>>>>>

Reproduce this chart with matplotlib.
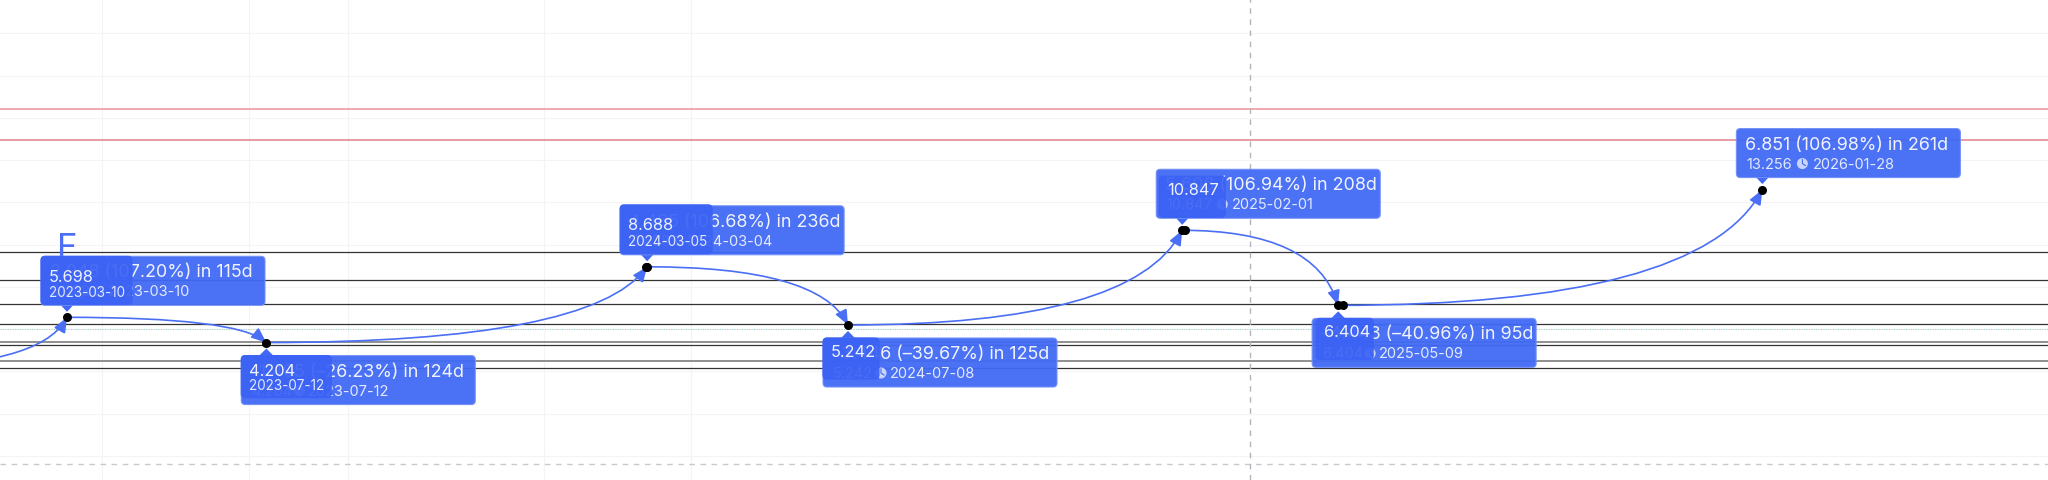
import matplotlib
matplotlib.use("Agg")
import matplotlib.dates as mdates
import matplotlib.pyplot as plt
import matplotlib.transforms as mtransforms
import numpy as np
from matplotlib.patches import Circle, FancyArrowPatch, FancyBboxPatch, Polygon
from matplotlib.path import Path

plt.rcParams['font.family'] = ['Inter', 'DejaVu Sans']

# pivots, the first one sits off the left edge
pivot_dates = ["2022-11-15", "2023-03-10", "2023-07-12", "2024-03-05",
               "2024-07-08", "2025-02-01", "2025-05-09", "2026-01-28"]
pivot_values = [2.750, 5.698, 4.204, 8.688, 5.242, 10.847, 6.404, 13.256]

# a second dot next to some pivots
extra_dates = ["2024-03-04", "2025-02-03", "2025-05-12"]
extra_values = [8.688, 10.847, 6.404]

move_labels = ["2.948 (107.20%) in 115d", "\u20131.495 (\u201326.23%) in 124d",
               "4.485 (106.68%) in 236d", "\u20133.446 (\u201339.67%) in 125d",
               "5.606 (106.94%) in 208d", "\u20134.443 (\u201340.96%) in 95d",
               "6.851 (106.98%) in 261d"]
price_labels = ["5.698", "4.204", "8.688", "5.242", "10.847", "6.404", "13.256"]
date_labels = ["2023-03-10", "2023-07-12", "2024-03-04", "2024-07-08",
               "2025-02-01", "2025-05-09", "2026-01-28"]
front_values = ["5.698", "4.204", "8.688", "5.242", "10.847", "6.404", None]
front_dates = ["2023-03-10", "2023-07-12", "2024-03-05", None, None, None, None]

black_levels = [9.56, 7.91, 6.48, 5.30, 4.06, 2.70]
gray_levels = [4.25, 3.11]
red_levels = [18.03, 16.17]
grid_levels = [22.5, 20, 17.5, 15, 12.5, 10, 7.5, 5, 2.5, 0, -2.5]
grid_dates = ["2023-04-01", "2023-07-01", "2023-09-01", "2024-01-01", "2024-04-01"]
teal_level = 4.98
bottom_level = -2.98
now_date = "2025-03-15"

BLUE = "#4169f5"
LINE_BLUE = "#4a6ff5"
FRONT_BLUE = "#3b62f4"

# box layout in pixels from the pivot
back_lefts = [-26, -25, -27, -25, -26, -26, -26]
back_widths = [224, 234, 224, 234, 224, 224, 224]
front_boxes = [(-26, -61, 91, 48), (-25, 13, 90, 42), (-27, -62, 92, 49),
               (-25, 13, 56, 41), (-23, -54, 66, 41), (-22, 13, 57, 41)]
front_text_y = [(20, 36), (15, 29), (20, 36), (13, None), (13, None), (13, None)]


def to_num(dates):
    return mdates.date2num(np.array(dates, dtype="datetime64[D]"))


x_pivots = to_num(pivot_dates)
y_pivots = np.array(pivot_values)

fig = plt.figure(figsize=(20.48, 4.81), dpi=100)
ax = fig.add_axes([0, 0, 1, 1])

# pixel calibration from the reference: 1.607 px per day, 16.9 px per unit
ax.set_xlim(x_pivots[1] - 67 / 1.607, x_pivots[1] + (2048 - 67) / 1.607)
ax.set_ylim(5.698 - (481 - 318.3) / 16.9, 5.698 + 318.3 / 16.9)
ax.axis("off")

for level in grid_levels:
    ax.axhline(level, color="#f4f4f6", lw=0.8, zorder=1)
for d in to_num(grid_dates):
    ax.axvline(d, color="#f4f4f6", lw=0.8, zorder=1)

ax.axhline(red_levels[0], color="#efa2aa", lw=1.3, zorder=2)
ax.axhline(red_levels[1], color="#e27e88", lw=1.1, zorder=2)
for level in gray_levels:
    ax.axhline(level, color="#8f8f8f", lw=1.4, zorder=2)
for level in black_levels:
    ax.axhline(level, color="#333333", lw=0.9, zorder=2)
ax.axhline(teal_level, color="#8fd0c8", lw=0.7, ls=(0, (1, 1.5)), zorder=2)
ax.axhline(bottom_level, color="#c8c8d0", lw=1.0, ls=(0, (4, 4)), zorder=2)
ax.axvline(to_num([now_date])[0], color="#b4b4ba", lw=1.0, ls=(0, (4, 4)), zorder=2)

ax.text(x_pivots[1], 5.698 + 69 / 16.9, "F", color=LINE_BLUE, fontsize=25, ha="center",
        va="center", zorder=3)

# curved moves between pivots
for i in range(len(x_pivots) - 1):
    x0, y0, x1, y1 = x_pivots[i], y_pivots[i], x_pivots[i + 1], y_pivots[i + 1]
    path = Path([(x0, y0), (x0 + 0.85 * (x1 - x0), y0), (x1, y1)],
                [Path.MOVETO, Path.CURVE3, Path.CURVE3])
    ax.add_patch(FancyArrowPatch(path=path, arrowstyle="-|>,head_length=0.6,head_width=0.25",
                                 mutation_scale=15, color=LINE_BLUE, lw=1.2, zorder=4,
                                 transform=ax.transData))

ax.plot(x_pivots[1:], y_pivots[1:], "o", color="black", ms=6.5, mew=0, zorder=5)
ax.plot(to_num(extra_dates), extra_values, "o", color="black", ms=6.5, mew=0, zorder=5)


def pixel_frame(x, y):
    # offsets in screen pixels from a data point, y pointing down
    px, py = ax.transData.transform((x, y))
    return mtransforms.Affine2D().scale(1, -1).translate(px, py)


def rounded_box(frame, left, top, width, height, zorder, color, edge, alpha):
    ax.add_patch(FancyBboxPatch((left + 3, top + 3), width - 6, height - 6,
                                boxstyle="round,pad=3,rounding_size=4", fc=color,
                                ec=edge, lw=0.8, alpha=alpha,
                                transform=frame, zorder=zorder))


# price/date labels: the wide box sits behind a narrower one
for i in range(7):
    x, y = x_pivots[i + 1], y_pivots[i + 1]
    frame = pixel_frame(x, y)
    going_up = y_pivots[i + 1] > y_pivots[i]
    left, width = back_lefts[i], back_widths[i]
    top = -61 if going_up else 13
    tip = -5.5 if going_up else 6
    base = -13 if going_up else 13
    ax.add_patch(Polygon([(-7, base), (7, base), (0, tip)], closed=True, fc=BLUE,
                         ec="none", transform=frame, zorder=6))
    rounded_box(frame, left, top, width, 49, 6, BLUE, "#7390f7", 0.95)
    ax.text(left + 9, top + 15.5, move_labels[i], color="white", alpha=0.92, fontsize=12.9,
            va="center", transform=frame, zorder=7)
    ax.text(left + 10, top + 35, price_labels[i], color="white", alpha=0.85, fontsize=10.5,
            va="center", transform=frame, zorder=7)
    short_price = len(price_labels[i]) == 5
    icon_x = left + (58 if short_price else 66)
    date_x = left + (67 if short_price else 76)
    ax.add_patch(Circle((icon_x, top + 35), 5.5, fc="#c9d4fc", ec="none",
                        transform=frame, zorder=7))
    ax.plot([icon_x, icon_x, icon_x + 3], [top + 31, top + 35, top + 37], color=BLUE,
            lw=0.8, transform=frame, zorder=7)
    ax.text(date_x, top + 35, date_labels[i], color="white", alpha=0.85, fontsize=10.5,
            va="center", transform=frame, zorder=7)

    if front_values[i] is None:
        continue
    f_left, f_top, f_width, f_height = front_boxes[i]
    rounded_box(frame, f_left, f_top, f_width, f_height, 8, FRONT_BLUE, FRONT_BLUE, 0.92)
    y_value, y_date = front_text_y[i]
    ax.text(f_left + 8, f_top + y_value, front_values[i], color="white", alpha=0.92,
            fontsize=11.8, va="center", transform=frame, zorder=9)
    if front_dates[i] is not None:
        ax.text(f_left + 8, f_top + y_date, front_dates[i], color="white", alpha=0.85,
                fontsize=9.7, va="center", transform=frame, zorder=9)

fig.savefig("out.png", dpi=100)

<<<<<

• **STATED GOAL**
Your task is to restate word for word the lines from the top of the data to the line containing "extra_values = [8.688, 10.847, 6.404]", both ends included, with every picture left out.

• **ANSWER FOR THE TASK**
Reproduce this chart with matplotlib.
import matplotlib
matplotlib.use("Agg")
import matplotlib.dates as mdates
import matplotlib.pyplot as plt
import matplotlib.transforms as mtransforms
import numpy as np
from matplotlib.patches import Circle, FancyArrowPatch, FancyBboxPatch, Polygon
from matplotlib.path import Path

plt.rcParams['font.family'] = ['Inter', 'DejaVu Sans']

# pivots, the first one sits off the left edge
pivot_dates = ["2022-11-15", "2023-03-10", "2023-07-12", "2024-03-05",
               "2024-07-08", "2025-02-01", "2025-05-09", "2026-01-28"]
pivot_values = [2.750, 5.698, 4.204, 8.688, 5.242, 10.847, 6.404, 13.256]

# a second dot next to some pivots
extra_dates = ["2024-03-04", "2025-02-03", "2025-05-12"]
extra_values = [8.688, 10.847, 6.404]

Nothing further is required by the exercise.